··· Records to process ···

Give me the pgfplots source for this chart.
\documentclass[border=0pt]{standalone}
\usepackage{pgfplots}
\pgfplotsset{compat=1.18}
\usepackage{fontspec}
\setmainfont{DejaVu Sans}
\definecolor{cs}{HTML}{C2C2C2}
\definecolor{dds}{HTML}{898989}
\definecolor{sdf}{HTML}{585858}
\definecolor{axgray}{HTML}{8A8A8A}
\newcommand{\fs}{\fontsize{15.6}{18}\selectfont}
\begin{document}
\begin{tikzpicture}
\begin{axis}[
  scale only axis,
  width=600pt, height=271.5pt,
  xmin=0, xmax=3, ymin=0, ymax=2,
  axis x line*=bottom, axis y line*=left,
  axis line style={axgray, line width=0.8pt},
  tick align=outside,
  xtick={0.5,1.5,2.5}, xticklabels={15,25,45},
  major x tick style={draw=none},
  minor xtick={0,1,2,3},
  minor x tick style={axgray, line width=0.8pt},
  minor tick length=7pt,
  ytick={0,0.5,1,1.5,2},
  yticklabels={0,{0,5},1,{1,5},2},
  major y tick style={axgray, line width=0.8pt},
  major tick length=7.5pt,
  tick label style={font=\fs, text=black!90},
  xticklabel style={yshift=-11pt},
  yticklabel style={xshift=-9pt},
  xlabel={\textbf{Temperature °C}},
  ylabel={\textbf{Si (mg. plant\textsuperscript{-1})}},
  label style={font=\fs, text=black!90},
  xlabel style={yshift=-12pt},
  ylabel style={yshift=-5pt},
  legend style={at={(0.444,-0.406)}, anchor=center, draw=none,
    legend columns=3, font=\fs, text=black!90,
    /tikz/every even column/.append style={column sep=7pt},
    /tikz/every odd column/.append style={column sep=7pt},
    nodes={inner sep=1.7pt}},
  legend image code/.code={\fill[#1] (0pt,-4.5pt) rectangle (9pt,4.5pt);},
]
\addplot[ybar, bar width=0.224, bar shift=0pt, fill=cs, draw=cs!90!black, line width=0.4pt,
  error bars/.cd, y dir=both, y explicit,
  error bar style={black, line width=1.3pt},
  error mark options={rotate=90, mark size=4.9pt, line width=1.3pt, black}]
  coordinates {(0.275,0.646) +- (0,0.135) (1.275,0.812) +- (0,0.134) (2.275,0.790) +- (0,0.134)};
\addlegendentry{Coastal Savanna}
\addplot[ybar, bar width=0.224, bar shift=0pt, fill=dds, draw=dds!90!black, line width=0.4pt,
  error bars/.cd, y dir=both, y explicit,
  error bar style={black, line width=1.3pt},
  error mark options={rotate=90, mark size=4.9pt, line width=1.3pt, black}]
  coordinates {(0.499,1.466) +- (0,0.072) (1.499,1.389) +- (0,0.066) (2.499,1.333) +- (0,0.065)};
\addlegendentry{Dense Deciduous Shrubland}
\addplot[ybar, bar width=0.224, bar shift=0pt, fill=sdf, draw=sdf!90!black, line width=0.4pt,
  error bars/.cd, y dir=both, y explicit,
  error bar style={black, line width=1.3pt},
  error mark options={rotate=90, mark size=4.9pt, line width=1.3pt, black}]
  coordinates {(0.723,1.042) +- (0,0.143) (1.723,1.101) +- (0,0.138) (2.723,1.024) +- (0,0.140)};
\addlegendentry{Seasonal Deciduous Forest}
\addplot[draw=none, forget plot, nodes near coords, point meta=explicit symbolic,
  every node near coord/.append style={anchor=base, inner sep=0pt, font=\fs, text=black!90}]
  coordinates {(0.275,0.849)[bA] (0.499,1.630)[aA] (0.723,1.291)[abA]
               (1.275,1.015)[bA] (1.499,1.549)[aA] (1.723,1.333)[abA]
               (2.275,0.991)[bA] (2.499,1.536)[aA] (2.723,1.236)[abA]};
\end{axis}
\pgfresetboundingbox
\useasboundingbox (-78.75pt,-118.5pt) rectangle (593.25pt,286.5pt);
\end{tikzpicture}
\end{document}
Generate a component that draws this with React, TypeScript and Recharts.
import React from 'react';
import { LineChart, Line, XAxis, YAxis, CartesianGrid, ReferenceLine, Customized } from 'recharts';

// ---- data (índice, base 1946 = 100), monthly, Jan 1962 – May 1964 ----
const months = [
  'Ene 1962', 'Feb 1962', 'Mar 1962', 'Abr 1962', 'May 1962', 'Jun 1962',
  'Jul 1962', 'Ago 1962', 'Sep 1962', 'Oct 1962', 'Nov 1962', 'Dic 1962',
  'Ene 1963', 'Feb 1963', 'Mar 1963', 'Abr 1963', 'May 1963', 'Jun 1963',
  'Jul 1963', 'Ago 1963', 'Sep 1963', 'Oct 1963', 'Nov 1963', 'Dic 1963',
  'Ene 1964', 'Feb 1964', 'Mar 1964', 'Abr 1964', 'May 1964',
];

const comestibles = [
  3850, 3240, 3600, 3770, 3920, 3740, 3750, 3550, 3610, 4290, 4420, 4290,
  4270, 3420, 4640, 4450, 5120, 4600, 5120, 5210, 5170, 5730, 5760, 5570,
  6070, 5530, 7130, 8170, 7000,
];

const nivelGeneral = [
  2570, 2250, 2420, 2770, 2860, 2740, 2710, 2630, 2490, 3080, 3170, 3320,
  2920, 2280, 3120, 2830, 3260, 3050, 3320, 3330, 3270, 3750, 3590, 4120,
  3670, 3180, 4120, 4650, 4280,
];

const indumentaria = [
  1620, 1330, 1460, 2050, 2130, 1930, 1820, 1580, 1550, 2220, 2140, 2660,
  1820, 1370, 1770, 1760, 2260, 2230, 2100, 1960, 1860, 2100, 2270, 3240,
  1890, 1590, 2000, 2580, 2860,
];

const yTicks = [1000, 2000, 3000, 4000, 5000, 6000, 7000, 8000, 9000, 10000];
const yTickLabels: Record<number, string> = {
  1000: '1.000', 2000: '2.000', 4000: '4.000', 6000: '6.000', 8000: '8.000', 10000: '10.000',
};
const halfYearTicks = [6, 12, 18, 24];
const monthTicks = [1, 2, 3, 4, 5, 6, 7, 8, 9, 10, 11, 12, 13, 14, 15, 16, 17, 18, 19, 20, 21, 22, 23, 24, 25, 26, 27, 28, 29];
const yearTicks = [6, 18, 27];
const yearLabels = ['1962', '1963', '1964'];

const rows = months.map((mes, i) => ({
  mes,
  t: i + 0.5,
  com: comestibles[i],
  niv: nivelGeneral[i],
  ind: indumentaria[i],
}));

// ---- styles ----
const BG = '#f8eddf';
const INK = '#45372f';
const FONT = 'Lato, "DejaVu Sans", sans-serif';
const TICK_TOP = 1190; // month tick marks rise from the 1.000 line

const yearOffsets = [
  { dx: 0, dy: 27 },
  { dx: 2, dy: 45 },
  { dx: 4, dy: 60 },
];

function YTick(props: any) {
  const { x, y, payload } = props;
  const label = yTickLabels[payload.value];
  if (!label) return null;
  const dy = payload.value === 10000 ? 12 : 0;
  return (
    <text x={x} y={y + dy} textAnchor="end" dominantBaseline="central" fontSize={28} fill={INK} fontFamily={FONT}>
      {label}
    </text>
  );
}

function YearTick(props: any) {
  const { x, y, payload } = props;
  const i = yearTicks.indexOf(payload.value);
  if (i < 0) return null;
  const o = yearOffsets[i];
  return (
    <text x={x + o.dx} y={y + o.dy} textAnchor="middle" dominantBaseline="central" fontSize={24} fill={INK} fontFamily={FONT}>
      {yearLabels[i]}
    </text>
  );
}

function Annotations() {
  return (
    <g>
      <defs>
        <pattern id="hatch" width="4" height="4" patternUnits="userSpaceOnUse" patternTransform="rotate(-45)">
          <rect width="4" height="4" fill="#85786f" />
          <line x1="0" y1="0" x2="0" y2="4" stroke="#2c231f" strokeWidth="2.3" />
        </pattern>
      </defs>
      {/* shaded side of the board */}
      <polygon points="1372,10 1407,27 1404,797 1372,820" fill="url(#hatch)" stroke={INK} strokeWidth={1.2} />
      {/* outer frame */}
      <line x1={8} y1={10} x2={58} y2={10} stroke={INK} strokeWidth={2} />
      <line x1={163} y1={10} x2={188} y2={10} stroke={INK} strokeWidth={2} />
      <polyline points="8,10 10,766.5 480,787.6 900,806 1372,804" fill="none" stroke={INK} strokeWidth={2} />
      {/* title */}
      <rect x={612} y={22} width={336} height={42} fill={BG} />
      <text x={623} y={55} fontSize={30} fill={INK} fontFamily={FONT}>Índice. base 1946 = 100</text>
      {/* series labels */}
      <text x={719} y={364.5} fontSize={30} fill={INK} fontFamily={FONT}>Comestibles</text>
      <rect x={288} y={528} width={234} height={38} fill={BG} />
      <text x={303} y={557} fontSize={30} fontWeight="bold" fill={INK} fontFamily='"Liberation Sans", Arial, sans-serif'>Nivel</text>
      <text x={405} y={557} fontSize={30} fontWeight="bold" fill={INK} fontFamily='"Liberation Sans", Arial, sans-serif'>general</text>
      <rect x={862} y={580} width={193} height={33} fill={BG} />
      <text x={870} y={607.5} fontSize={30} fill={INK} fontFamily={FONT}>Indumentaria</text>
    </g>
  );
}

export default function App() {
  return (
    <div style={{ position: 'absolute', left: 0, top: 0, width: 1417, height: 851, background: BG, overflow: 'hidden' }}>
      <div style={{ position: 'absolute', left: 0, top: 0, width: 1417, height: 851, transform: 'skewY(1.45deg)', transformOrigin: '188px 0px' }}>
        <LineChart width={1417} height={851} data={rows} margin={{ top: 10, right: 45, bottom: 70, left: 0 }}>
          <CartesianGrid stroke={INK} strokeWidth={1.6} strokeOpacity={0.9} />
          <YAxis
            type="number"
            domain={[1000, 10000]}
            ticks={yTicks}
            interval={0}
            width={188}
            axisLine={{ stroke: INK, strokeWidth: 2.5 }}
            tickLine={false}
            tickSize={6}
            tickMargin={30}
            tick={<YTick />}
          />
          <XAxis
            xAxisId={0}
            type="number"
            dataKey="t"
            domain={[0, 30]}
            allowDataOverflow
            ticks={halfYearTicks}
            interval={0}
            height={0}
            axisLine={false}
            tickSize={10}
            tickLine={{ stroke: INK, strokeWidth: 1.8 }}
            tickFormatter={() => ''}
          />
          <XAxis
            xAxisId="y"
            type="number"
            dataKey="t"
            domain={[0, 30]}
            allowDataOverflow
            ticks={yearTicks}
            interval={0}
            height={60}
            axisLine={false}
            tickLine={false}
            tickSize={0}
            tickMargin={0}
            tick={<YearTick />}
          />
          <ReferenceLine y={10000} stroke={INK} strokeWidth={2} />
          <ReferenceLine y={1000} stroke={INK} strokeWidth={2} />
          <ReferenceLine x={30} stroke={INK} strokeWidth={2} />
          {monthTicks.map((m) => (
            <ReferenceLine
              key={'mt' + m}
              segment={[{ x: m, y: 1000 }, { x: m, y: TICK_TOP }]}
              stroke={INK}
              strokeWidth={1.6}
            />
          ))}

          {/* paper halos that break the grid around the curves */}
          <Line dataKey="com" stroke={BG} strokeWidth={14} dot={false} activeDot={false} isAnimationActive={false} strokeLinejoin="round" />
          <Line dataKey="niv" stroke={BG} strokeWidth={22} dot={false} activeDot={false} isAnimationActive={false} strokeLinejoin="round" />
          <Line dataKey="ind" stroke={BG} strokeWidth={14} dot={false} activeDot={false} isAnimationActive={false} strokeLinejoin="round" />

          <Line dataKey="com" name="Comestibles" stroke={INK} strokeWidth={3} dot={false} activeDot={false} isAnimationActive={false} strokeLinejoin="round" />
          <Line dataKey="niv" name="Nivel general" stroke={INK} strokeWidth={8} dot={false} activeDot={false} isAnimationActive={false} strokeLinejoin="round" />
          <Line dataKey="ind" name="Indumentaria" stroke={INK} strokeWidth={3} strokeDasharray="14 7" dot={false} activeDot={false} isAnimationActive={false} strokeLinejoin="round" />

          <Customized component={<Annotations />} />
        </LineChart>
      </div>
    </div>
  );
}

···

**Stated goal:** Report the number of lines in the listing that include the string "component"; give nothing but the number.

**Correct response:** 2